Diabetes is a chronic metabolic disorder characterized by elevated fasting and postprandial blood glucose levels. Global projections indicate a sharp rise in prevalence, with the number of people affected expected to increase from 4% in 1995 to 5.4% by 2025 [66]. According to WHO estimates, developing nations will bear the greatest share of this burden. Evidence from India over the past decade highlights not only a high prevalence of diabetes but also its rapid increase, particularly among urban populations [91]. It is estimated that the number of adults with diabetes in India, currently around 33 million, will rise to 57.2 million by 2025 [75]. Although the exact pathophysiology of diabetes remains unclear, experimental findings suggest that free radicals play a critical role in both the onset of the disease [69] and the progression of its complications [80, 13, 60]. Free radicals disrupt biological functions, while antioxidants capable of neutralizing them have been shown in numerous studies to reduce the severity of diabetes-related complications and even prevent experimentally induced diabetes in animal models [72, 76].

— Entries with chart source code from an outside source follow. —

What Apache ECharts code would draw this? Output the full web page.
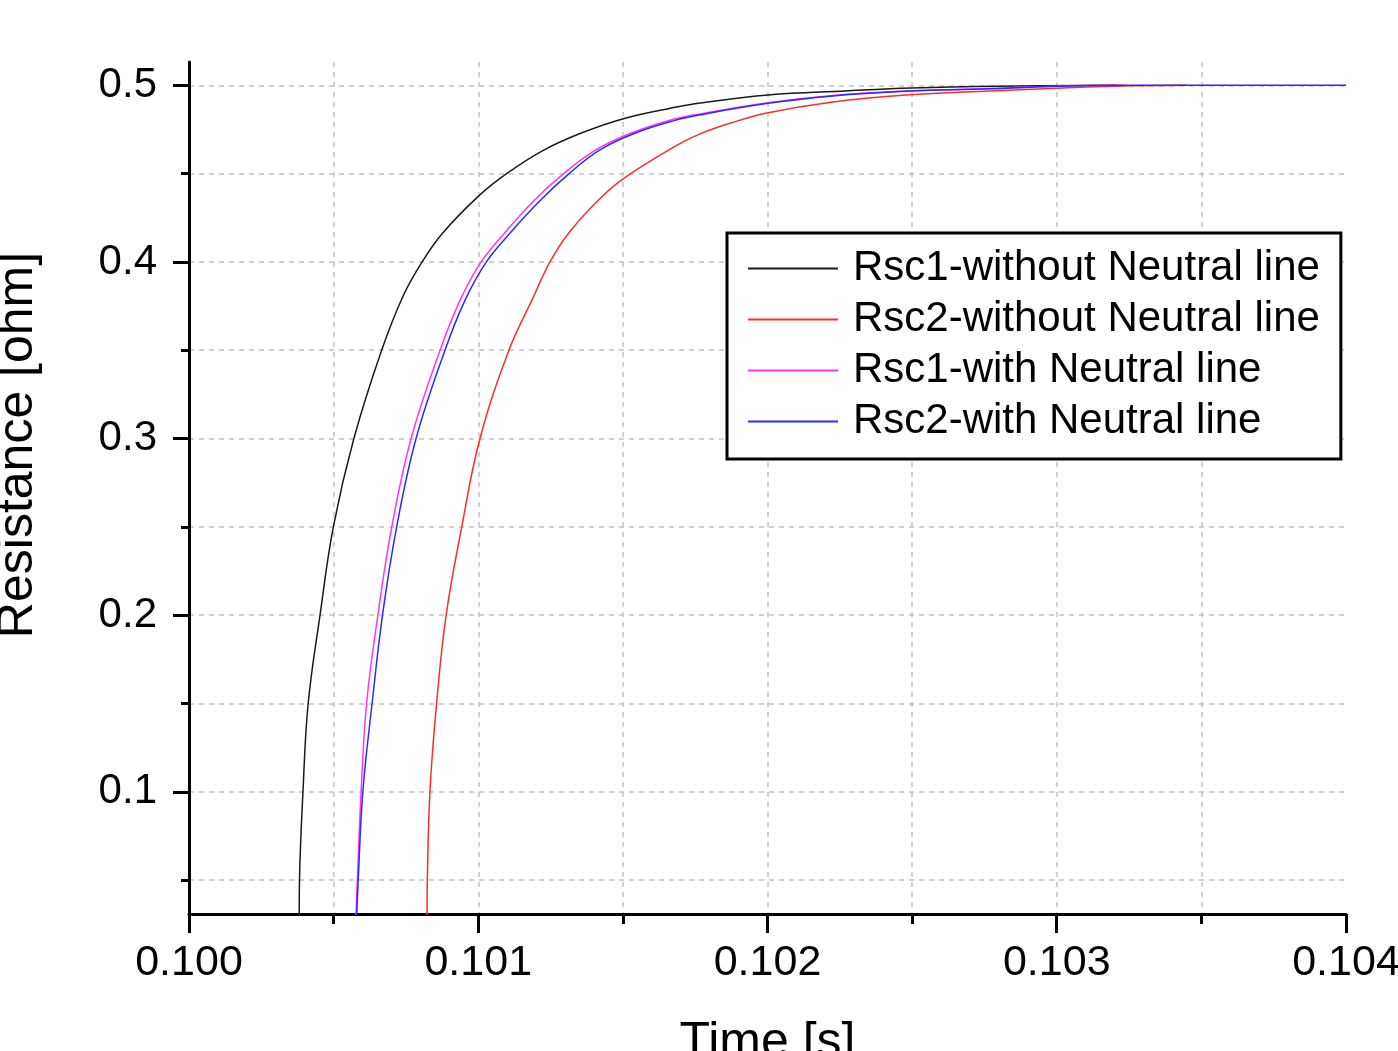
<!DOCTYPE html>
<html>
<head>
<meta charset="utf-8">
<script src="https://cdn.jsdelivr.net/npm/echarts@6/dist/echarts.min.js"></script>
<style>
  html, body { margin: 0; padding: 0; background: #fff; }
  #chart { width: 1398px; height: 1051px; }
</style>
</head>
<body>
<div id="chart"></div>
<script>
// Time axis ticks [s] and resistance axis ticks [ohm]
const timeTicks = [0.100, 0.101, 0.102, 0.103, 0.104];
const resistanceMajorTicks = [0.1, 0.2, 0.3, 0.4, 0.5];
const resistanceMinorTicks = [0.05, 0.15, 0.25, 0.35, 0.45];

const seriesNames = [
  'Rsc1-without Neutral line',
  'Rsc2-without Neutral line',
  'Rsc1-with Neutral line',
  'Rsc2-with Neutral line'
];

// Rsc1 without neutral line
const tRsc1Without = [0.100381, 0.100382, 0.100394, 0.100412, 0.100453, 0.100499, 0.100570, 0.100666, 0.100741, 0.100804, 0.100875, 0.100999, 0.101098, 0.101225, 0.101352, 0.101502, 0.101686, 0.101767, 0.102002, 0.102268, 0.102500, 0.102800, 0.103208];
const rRsc1Without = [0.0300, 0.050, 0.100, 0.150, 0.200, 0.250, 0.300, 0.350, 0.3810, 0.3995, 0.416, 0.4370, 0.450, 0.4632, 0.4727, 0.4811, 0.4877, 0.4900, 0.4945, 0.4968, 0.4985, 0.4995, 0.5000];

// Rsc2 without neutral line
const tRsc2Without = [0.100823, 0.100824, 0.100833, 0.100856, 0.100889, 0.100943, 0.101006, 0.101106, 0.101185, 0.101248, 0.101311, 0.101414, 0.101502, 0.101686, 0.101767, 0.101870, 0.102002, 0.102226, 0.102480, 0.102770, 0.103020, 0.103200, 0.103450];
const rRsc2Without = [0.0300, 0.050, 0.100, 0.150, 0.200, 0.250, 0.300, 0.350, 0.3782, 0.400, 0.416, 0.4348, 0.4472, 0.4660, 0.4725, 0.4785, 0.4845, 0.4906, 0.4945, 0.4968, 0.4985, 0.4995, 0.5000];

// Rsc1 with neutral line
const tRsc1With = [0.100577, 0.100582, 0.100595, 0.100614, 0.100653, 0.100701, 0.100768, 0.100868, 0.100937, 0.101010, 0.101089, 0.101193, 0.101295, 0.101404, 0.101525, 0.101663, 0.101767, 0.102002, 0.102226, 0.102458, 0.102770, 0.103000, 0.103233];
const rRsc1With = [0.0300, 0.050, 0.100, 0.150, 0.200, 0.250, 0.300, 0.350, 0.3782, 0.400, 0.416, 0.4348, 0.450, 0.4632, 0.4727, 0.4802, 0.4838, 0.4902, 0.4943, 0.4966, 0.4982, 0.4995, 0.5000];

// Rsc2 with neutral line
const tRsc2With = [0.100580, 0.100585, 0.100601, 0.100633, 0.100669, 0.100718, 0.100785, 0.100885, 0.100954, 0.101028, 0.101108, 0.101214, 0.101314, 0.101418, 0.101539, 0.101677, 0.101767, 0.102002, 0.102226, 0.102458, 0.102770, 0.103000, 0.103250, 0.104000];
const rRsc2With = [0.0300, 0.050, 0.100, 0.150, 0.200, 0.250, 0.300, 0.350, 0.3782, 0.400, 0.416, 0.4348, 0.450, 0.4632, 0.4727, 0.4800, 0.4833, 0.4898, 0.4940, 0.4965, 0.4980, 0.4994, 0.5000, 0.5000];

const seriesColors = ['#1a1a1a', '#ff2a2a', '#ff33ff', '#2a2aff'];

const pair = (ts, rs) => ts.map((t, i) => [t, rs[i]]);
const curves = [
  pair(tRsc1Without, rRsc1Without),
  pair(tRsc2Without, rRsc2Without),
  pair(tRsc1With, rRsc1With),
  pair(tRsc2With, rRsc2With)
];

const FONT = 'Liberation Sans, Arial, sans-serif';
const gridLine = { show: true, lineStyle: { color: '#c4c4c4', width: 1.5, type: [5, 5] } };

const chart = echarts.init(document.getElementById('chart'), null, { renderer: 'canvas' });

chart.setOption({
  animation: false,
  backgroundColor: '#fff',
  grid: { left: 189, right: 52, top: 62, bottom: 137, containLabel: false, outerBoundsMode: 'none' },
  legend: {
    orient: 'vertical',
    left: 727,
    top: 233,
    padding: [10, 21, 12, 21],
    itemGap: 0,
    itemWidth: 90,
    itemHeight: 2,
    icon: 'rect',
    backgroundColor: '#fff',
    borderColor: '#000',
    borderWidth: 3,
    textStyle: { fontFamily: FONT, fontSize: 42, lineHeight: 51, color: '#000', padding: [0, 0, 0, 10] },
    data: seriesNames
  },
  xAxis: {
    type: 'value',
    min: timeTicks[0],
    max: timeTicks[timeTicks.length - 1],
    interval: 0.001,
    name: 'Time [s]',
    nameLocation: 'middle',
    nameGap: 104,
    nameTextStyle: { fontFamily: FONT, fontSize: 50, color: '#000' },
    axisLine: { show: true, lineStyle: { color: '#000', width: 3 } },
    axisTick: { show: true, inside: false, length: 19, lineStyle: { color: '#000', width: 3 } },
    minorTick: { show: true, splitNumber: 2, length: 10, lineStyle: { color: '#000', width: 3 } },
    axisLabel: {
      margin: 28,
      fontFamily: FONT, fontSize: 43, color: '#000',
      formatter: v => v.toFixed(3)
    },
    splitLine: Object.assign({ showMinLine: false, showMaxLine: false }, gridLine),
    minorSplitLine: gridLine
  },
  yAxis: [
    {
      type: 'value',
      min: 0.0308,
      max: 0.5132,
      name: 'Resistance [ohm]',
      nameLocation: 'middle',
      nameGap: 146,
      nameTextStyle: { fontFamily: FONT, fontSize: 50, color: '#000', padding: [0, 0, 0, 86] },
      axisLine: { show: true, lineStyle: { color: '#000', width: 3 } },
      axisTick: { show: true, inside: false, length: 16, customValues: resistanceMajorTicks, lineStyle: { color: '#000', width: 3 } },
      axisLabel: {
        margin: 32,
        customValues: resistanceMajorTicks,
        fontFamily: FONT, fontSize: 42, color: '#000',
        formatter: v => v.toFixed(1)
      },
      splitLine: gridLine
    },
    {
      type: 'value',
      min: 0.0308,
      max: 0.5132,
      position: 'left',
      axisLine: { show: false },
      axisTick: { show: true, inside: false, length: 8, customValues: resistanceMinorTicks, lineStyle: { color: '#000', width: 3 } },
      axisLabel: { show: false },
      splitLine: gridLine
    }
  ],
  series: curves.map((data, i) => ({
    name: seriesNames[i],
    type: 'line',
    yAxisIndex: 0,
    data: data,
    symbol: 'none',
    showSymbol: false,
    smooth: 0.4,
    clip: true,
    lineStyle: { color: seriesColors[i], width: 1.5 },
    itemStyle: { color: seriesColors[i] },
    z: 3 + i
  }))
});
</script>
</body>
</html>
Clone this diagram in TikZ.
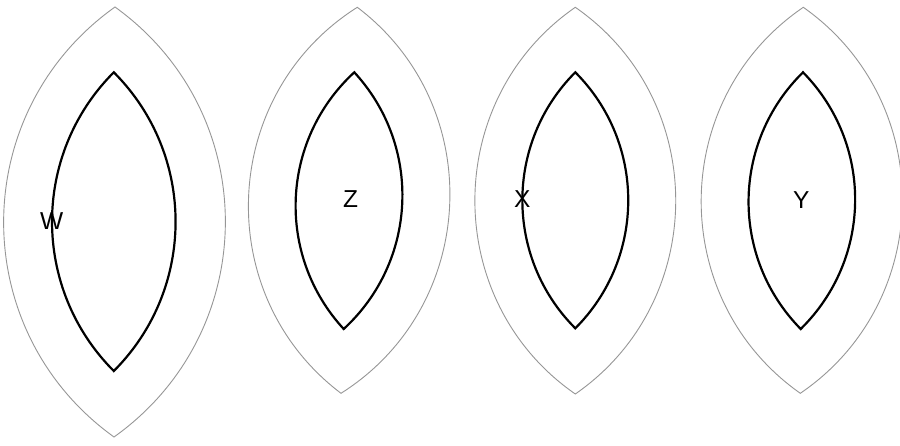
\documentclass[tikz,border=0pt]{standalone}
\usepackage{fontspec}
\setmainfont{Liberation Sans}
\definecolor{lensgray}{RGB}{150,150,150}
\begin{document}
\begin{tikzpicture}[x=1pt,y=-1pt,
  outerlens/.style={draw=lensgray, line width=0.9pt, line join=miter},
  innerlens/.style={draw=black, line width=2.2pt, line join=miter},
  obend/.style={bend right=#1, looseness=1.08},
  ibend/.style={bend right=45, looseness=1.0},
  lenslabel/.style={inner sep=0pt, font=\fontsize{24.5}{28}\selectfont}]
\useasboundingbox (0,0) rectangle (900,446);
% coordinates: outer/inner tops and bottoms
\coordinate (wot) at (115,7);     \coordinate (wob) at (114,437);
\coordinate (wit) at (113.8,72.3); \coordinate (wib) at (113.8,371);
\coordinate (zot) at (357.3,7.3); \coordinate (zob) at (341,393.3);
\coordinate (zit) at (354.3,72.3); \coordinate (zib) at (343.7,329);
\coordinate (xot) at (575.3,7.3); \coordinate (xob) at (575.3,394);
\coordinate (xit) at (575.3,72.3); \coordinate (xib) at (575.3,328.3);
\coordinate (yot) at (803.3,7.3); \coordinate (yob) at (800.3,393.3);
\coordinate (yit) at (803,72.3);   \coordinate (yib) at (800.7,329);
% outer lenses
\draw[outerlens] (wot) to[obend=54.4] (wob) to[obend=54.4] cycle;
\draw[outerlens] (zot) to[obend=55.3] (zob) to[obend=55.3] cycle;
\draw[outerlens] (xot) to[obend=55.3] (xob) to[obend=55.3] cycle;
\draw[outerlens] (yot) to[obend=55.3] (yob) to[obend=55.3] cycle;
% inner lenses
\draw[innerlens] (wit) to[ibend] (wib) to[ibend] cycle;
\draw[innerlens] (zit) to[ibend] (zib) to[ibend] cycle;
\draw[innerlens] (xit) to[ibend] (xib) to[ibend] cycle;
\draw[innerlens] (yit) to[ibend] (yib) to[ibend] cycle;
% labels
\node[lenslabel] (w) at (51.7,221) {W};
\node[lenslabel] (z) at (350.7,199) {Z};
\node[lenslabel] (x) at (522.3,199) {X};
\node[lenslabel] (y) at (801.3,200) {Y};
\end{tikzpicture}
\end{document}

One of the major challenges in incorporating herbal medicine into modern therapeutic practices is the lack of sufficient scientific and clinical validation regarding its safety and efficacy. Furthermore, identifying and standardizing the active phytochemical components of herbal extracts is essential. Rigorous pharmacological, toxicological, and bioassay-based studies, along with the use of appropriate animal models, are required to establish reliability and ensure safety in clinical applications. At present, various treatment options such as insulin therapy, oral hypoglycemic agents, and dietary interventions are available to manage diabetes. Glucose-lowering drugs exert their effects through different mechanisms; however, the disease continues to affect multiple organ systems including nerves, blood vessels, eyes, kidneys, and the heart, making long-term management a global health priority.

Materials and Methods

The purpose of this review was to thoroughly analyze and compile published research on diabetes from 1988 to 2025, 37 years. A comprehensive literature search was conducted using electronic databases such as PubMed, Science Direct, Scopus, Google Scholar, Web of Science, and Academic journals.

Results and Discussion

There are many antidiabetic plants used in the treatment of diabetes. Here are 130 species that belongs to different families are given below. The plant species and their mode of use are given in Table 1. Plants are an excellent natural remedy for diabetes. The following leaf components are utilized to extract antidiabetic compounds: pulp, pulp and wood, fruit, flower, root, seed, plant extract, aerial portion, and latex (Fig.1).

Conclusion

This review highlights the shortcomings in published research on the use of medicinal herbs as an intervention for diabetes in humans. Research on the plants used for diabetes showed promising results in the treatment of diabetes-related conditions like hyperglycemia. It includes that leaves are widely used for diabetes treatment.  It’s also important to note that different extraction techniques and procedures are applied to various medicinal plants in different parts (Table 1).